• [SET TASK] Reproduce all of the data below without alteration; exclude every picture.

• [DATA]
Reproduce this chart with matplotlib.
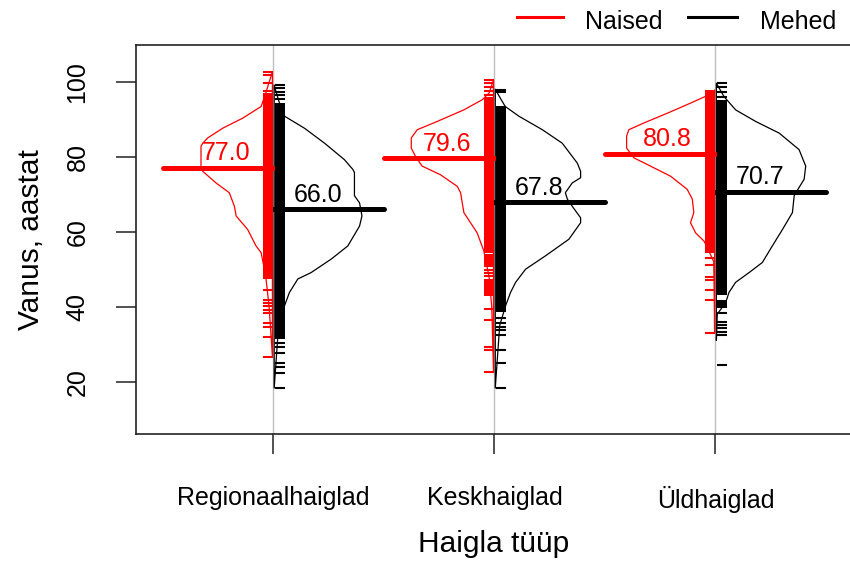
import matplotlib.pyplot as plt
from matplotlib.lines import Line2D

plt.rcParams['font.family'] = ['Liberation Sans', 'DejaVu Sans']

groups = ['Regionaalhaiglad', 'Keskhaiglad', 'Üldhaiglad']
female_mean = [77.0, 79.6, 80.8]
male_mean = [66.0, 67.8, 70.7]

# bean outlines: (age, half width in x units)
female_dens = [
    [(102.7, 0.0), (97.0, 0.03), (93.4, 0.051), (90.3, 0.134), (87.6, 0.225),
     (85.0, 0.293), (83.6, 0.315), (82.8, 0.323), (77.5, 0.323), (76.1, 0.315),
     (73.0, 0.255), (70.4, 0.195), (66.8, 0.172), (64.2, 0.164), (60.6, 0.112),
     (56.2, 0.074), (54.4, 0.051), (48.0, 0.03), (40.0, 0.015), (26.7, 0.0)],
    [(100.5, 0.0), (97.0, 0.02), (95.2, 0.051), (92.5, 0.134), (89.4, 0.255),
     (87.2, 0.345), (85.0, 0.372), (82.3, 0.372), (80.1, 0.353), (77.5, 0.323),
     (75.2, 0.24), (72.1, 0.164), (70.4, 0.149), (65.1, 0.134), (62.4, 0.104),
     (59.7, 0.074), (54.9, 0.044), (48.0, 0.02), (40.0, 0.008), (22.7, 0.0)],
    [(97.8, 0.0), (96.5, 0.026), (94.3, 0.109), (91.6, 0.214), (89.0, 0.32),
     (87.2, 0.388), (85.5, 0.398), (82.3, 0.398), (79.7, 0.365), (77.5, 0.29),
     (74.8, 0.199), (71.3, 0.124), (68.7, 0.101), (65.1, 0.094), (62.4, 0.109),
     (59.7, 0.086), (57.5, 0.048), (54.9, 0.026), (52.0, 0.004), (45.0, 0.002),
     (32.9, 0.0)],
]
male_dens = [
    [(99.1, 0.0), (95.0, 0.02), (90.8, 0.047), (87.6, 0.137), (83.6, 0.228),
     (79.2, 0.318), (76.6, 0.356), (75.8, 0.363), (69.6, 0.363), (67.7, 0.386),
     (64.2, 0.397), (61.5, 0.386), (56.2, 0.333), (52.7, 0.258), (49.1, 0.167),
     (47.4, 0.107), (43.8, 0.069), (40.3, 0.047), (35.0, 0.02), (18.3, 0.0)],
    [(98.0, 0.0), (95.6, 0.023), (93.4, 0.045), (90.8, 0.107), (87.2, 0.213),
     (83.6, 0.303), (78.3, 0.371), (76.1, 0.386), (74.4, 0.386), (73.0, 0.348),
     (70.4, 0.317), (68.7, 0.326), (66.8, 0.348), (63.7, 0.386), (62.4, 0.386),
     (58.0, 0.333), (53.6, 0.228), (50.0, 0.137), (46.5, 0.092), (43.8, 0.069),
     (40.3, 0.047), (35.0, 0.02), (18.3, 0.0)],
    [(99.6, 0.0), (96.0, 0.035), (92.5, 0.087), (89.4, 0.178), (86.3, 0.284),
     (81.9, 0.374), (77.5, 0.404), (74.0, 0.397), (71.8, 0.374), (69.6, 0.352),
     (65.1, 0.344), (60.6, 0.299), (56.2, 0.253), (51.8, 0.208), (49.1, 0.148),
     (46.5, 0.087), (43.8, 0.057), (41.1, 0.042), (38.0, 0.004), (31.0, 0.0)],
]

# individual ages (rug); dense stretches given as spans
female_spans = [
    [(47.4, 96.9)],
    [(42.9, 47.5), (50.5, 54.0), (54.4, 96.0)],
    [(54.2, 97.8)],
]
female_ticks = [
    [26.7, 32.0, 34.7, 35.6, 38.3, 39.2, 40.1, 41.0, 41.8, 44.5, 97.6, 99.6, 101.8, 102.7],
    [22.7, 28.5, 29.3, 36.5, 39.5, 48.2, 49.0, 49.8, 96.5, 97.4, 98.7, 99.6, 100.5],
    [32.9, 41.8, 44.5, 47.1, 48.0, 51.1, 52.9],
]
male_spans = [
    [(31.4, 94.3)],
    [(38.6, 93.4)],
    [(43.1, 95.1), (39.6, 41.8)],
]
male_ticks = [
    [18.3, 22.3, 24.0, 24.9, 27.6, 29.3, 30.2, 95.5, 96.4, 97.3, 98.2, 99.1],
    [18.3, 24.9, 28.5, 32.5, 33.8, 34.7, 35.6, 37.1, 97.2, 97.8],
    [24.5, 32.4, 33.3, 34.2, 35.1, 36.0, 38.2, 96.0, 97.2, 98.7, 99.6],
]

fig = plt.figure(figsize=(8.5, 5.61), dpi=100)
ax = fig.add_axes([0.16, 0.2264, 0.8412, 0.6934])

sides = [
    ('red', -1, female_dens, female_spans, female_ticks, female_mean, (-0.047, -0.001)),
    ('black', 1, male_dens, male_spans, male_ticks, male_mean, (0.009, 0.054)),
]

for i in range(len(groups)):
    c = i + 1
    ax.axvline(c, color='#bebebe', lw=1, zorder=1)
    for col, sign, dens, spans, ticks, means, (r0, r1) in sides:
        ages = [a for a, w in dens[i]]
        xs = [c + sign * (w + 0.004) for a, w in dens[i]]
        ax.fill_betweenx(ages, c + sign * 0.004, xs, facecolor='none',
                         edgecolor=col, lw=0.9, zorder=2)
        m = means[i]
        ax.plot([c, c + sign * 0.5], [m, m], color=col, lw=3.6,
                solid_capstyle='round', zorder=3)
        for lo, hi in spans[i]:
            ax.fill_betweenx([lo, hi], c + r0, c + r1, color=col, lw=0, zorder=4)
        ax.hlines(ticks[i], c + r0, c + r1, color=col, lw=1.5, zorder=4)
        if sign < 0:
            ax.annotate(f'{m:.1f}', (c, m), xytext=(-16.8, 5.5), textcoords='offset points',
                        ha='right', va='baseline', color=col, fontsize=18, zorder=5)
        else:
            ax.annotate(f'{m:.1f}', (c, m), xytext=(14.4, 5.5), textcoords='offset points',
                        ha='left', va='baseline', color=col, fontsize=18, zorder=5)

ax.set_xlim(0.379, 3.613)
ax.set_ylim(6.05, 109.8)
ax.set_xticks([1, 2, 3], groups)
ax.set_yticks([20, 40, 60, 80, 100])
ax.tick_params(length=14.4, width=1.1, color='#222222', labelsize=18)
ax.tick_params(axis='x', pad=23)
ax.tick_params(axis='y', pad=19, labelrotation=90)
for lab in ax.get_yticklabels():
    lab.set_va('center')
for s in ['left', 'bottom', 'top']:
    ax.spines[s].set_linewidth(1.2)
    ax.spines[s].set_color('#222222')
ax.spines['right'].set_visible(False)

ax.set_xlabel('Haigla tüüp', fontsize=21.5, va='center')
ax.xaxis.set_label_coords(0.5, -0.283)
ax.set_ylabel('Vanus, aastat', fontsize=21.5, va='center')
ax.yaxis.set_label_coords(-0.147, 0.5)

# legend above the plot, right side
fig.add_artist(Line2D([0.608, 0.662], [0.970, 0.970], color='red', lw=2.2))
fig.text(0.688, 0.960, 'Naised', fontsize=18, va='center')
fig.add_artist(Line2D([0.809, 0.867], [0.970, 0.970], color='black', lw=2.2))
fig.text(0.894, 0.960, 'Mehed', fontsize=18, va='center')

fig.savefig('out.png', dpi=100)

• [WRITTEN ANSWER]
Reproduce this chart with matplotlib.
import matplotlib.pyplot as plt
from matplotlib.lines import Line2D

plt.rcParams['font.family'] = ['Liberation Sans', 'DejaVu Sans']

groups = ['Regionaalhaiglad', 'Keskhaiglad', 'Üldhaiglad']
female_mean = [77.0, 79.6, 80.8]
male_mean = [66.0, 67.8, 70.7]

# bean outlines: (age, half width in x units)
female_dens = [
    [(102.7, 0.0), (97.0, 0.03), (93.4, 0.051), (90.3, 0.134), (87.6, 0.225),
     (85.0, 0.293), (83.6, 0.315), (82.8, 0.323), (77.5, 0.323), (76.1, 0.315),
     (73.0, 0.255), (70.4, 0.195), (66.8, 0.172), (64.2, 0.164), (60.6, 0.112),
     (56.2, 0.074), (54.4, 0.051), (48.0, 0.03), (40.0, 0.015), (26.7, 0.0)],
    [(100.5, 0.0), (97.0, 0.02), (95.2, 0.051), (92.5, 0.134), (89.4, 0.255),
     (87.2, 0.345), (85.0, 0.372), (82.3, 0.372), (80.1, 0.353), (77.5, 0.323),
     (75.2, 0.24), (72.1, 0.164), (70.4, 0.149), (65.1, 0.134), (62.4, 0.104),
     (59.7, 0.074), (54.9, 0.044), (48.0, 0.02), (40.0, 0.008), (22.7, 0.0)],
    [(97.8, 0.0), (96.5, 0.026), (94.3, 0.109), (91.6, 0.214), (89.0, 0.32),
     (87.2, 0.388), (85.5, 0.398), (82.3, 0.398), (79.7, 0.365), (77.5, 0.29),
     (74.8, 0.199), (71.3, 0.124), (68.7, 0.101), (65.1, 0.094), (62.4, 0.109),
     (59.7, 0.086), (57.5, 0.048), (54.9, 0.026), (52.0, 0.004), (45.0, 0.002),
     (32.9, 0.0)],
]
male_dens = [
    [(99.1, 0.0), (95.0, 0.02), (90.8, 0.047), (87.6, 0.137), (83.6, 0.228),
     (79.2, 0.318), (76.6, 0.356), (75.8, 0.363), (69.6, 0.363), (67.7, 0.386),
     (64.2, 0.397), (61.5, 0.386), (56.2, 0.333), (52.7, 0.258), (49.1, 0.167),
     (47.4, 0.107), (43.8, 0.069), (40.3, 0.047), (35.0, 0.02), (18.3, 0.0)],
    [(98.0, 0.0), (95.6, 0.023), (93.4, 0.045), (90.8, 0.107), (87.2, 0.213),
     (83.6, 0.303), (78.3, 0.371), (76.1, 0.386), (74.4, 0.386), (73.0, 0.348),
     (70.4, 0.317), (68.7, 0.326), (66.8, 0.348), (63.7, 0.386), (62.4, 0.386),
     (58.0, 0.333), (53.6, 0.228), (50.0, 0.137), (46.5, 0.092), (43.8, 0.069),
     (40.3, 0.047), (35.0, 0.02), (18.3, 0.0)],
    [(99.6, 0.0), (96.0, 0.035), (92.5, 0.087), (89.4, 0.178), (86.3, 0.284),
     (81.9, 0.374), (77.5, 0.404), (74.0, 0.397), (71.8, 0.374), (69.6, 0.352),
     (65.1, 0.344), (60.6, 0.299), (56.2, 0.253), (51.8, 0.208), (49.1, 0.148),
     (46.5, 0.087), (43.8, 0.057), (41.1, 0.042), (38.0, 0.004), (31.0, 0.0)],
]

# individual ages (rug); dense stretches given as spans
female_spans = [
    [(47.4, 96.9)],
    [(42.9, 47.5), (50.5, 54.0), (54.4, 96.0)],
    [(54.2, 97.8)],
]
female_ticks = [
    [26.7, 32.0, 34.7, 35.6, 38.3, 39.2, 40.1, 41.0, 41.8, 44.5, 97.6, 99.6, 101.8, 102.7],
    [22.7, 28.5, 29.3, 36.5, 39.5, 48.2, 49.0, 49.8, 96.5, 97.4, 98.7, 99.6, 100.5],
    [32.9, 41.8, 44.5, 47.1, 48.0, 51.1, 52.9],
]
male_spans = [
    [(31.4, 94.3)],
    [(38.6, 93.4)],
    [(43.1, 95.1), (39.6, 41.8)],
]
male_ticks = [
    [18.3, 22.3, 24.0, 24.9, 27.6, 29.3, 30.2, 95.5, 96.4, 97.3, 98.2, 99.1],
    [18.3, 24.9, 28.5, 32.5, 33.8, 34.7, 35.6, 37.1, 97.2, 97.8],
    [24.5, 32.4, 33.3, 34.2, 35.1, 36.0, 38.2, 96.0, 97.2, 98.7, 99.6],
]

fig = plt.figure(figsize=(8.5, 5.61), dpi=100)
ax = fig.add_axes([0.16, 0.2264, 0.8412, 0.6934])

sides = [
    ('red', -1, female_dens, female_spans, female_ticks, female_mean, (-0.047, -0.001)),
    ('black', 1, male_dens, male_spans, male_ticks, male_mean, (0.009, 0.054)),
]

for i in range(len(groups)):
    c = i + 1
    ax.axvline(c, color='#bebebe', lw=1, zorder=1)
    for col, sign, dens, spans, ticks, means, (r0, r1) in sides:
        ages = [a for a, w in dens[i]]
        xs = [c + sign * (w + 0.004) for a, w in dens[i]]
        ax.fill_betweenx(ages, c + sign * 0.004, xs, facecolor='none',
                         edgecolor=col, lw=0.9, zorder=2)
        m = means[i]
        ax.plot([c, c + sign * 0.5], [m, m], color=col, lw=3.6,
                solid_capstyle='round', zorder=3)
        for lo, hi in spans[i]:
            ax.fill_betweenx([lo, hi], c + r0, c + r1, color=col, lw=0, zorder=4)
        ax.hlines(ticks[i], c + r0, c + r1, color=col, lw=1.5, zorder=4)
        if sign < 0:
            ax.annotate(f'{m:.1f}', (c, m), xytext=(-16.8, 5.5), textcoords='offset points',
                        ha='right', va='baseline', color=col, fontsize=18, zorder=5)
        else:
            ax.annotate(f'{m:.1f}', (c, m), xytext=(14.4, 5.5), textcoords='offset points',
                        ha='left', va='baseline', color=col, fontsize=18, zorder=5)

ax.set_xlim(0.379, 3.613)
ax.set_ylim(6.05, 109.8)
ax.set_xticks([1, 2, 3], groups)
ax.set_yticks([20, 40, 60, 80, 100])
ax.tick_params(length=14.4, width=1.1, color='#222222', labelsize=18)
ax.tick_params(axis='x', pad=23)
ax.tick_params(axis='y', pad=19, labelrotation=90)
for lab in ax.get_yticklabels():
    lab.set_va('center')
for s in ['left', 'bottom', 'top']:
    ax.spines[s].set_linewidth(1.2)
    ax.spines[s].set_color('#222222')
ax.spines['right'].set_visible(False)

ax.set_xlabel('Haigla tüüp', fontsize=21.5, va='center')
ax.xaxis.set_label_coords(0.5, -0.283)
ax.set_ylabel('Vanus, aastat', fontsize=21.5, va='center')
ax.yaxis.set_label_coords(-0.147, 0.5)

# legend above the plot, right side
fig.add_artist(Line2D([0.608, 0.662], [0.970, 0.970], color='red', lw=2.2))
fig.text(0.688, 0.960, 'Naised', fontsize=18, va='center')
fig.add_artist(Line2D([0.809, 0.867], [0.970, 0.970], color='black', lw=2.2))
fig.text(0.894, 0.960, 'Mehed', fontsize=18, va='center')

fig.savefig('out.png', dpi=100)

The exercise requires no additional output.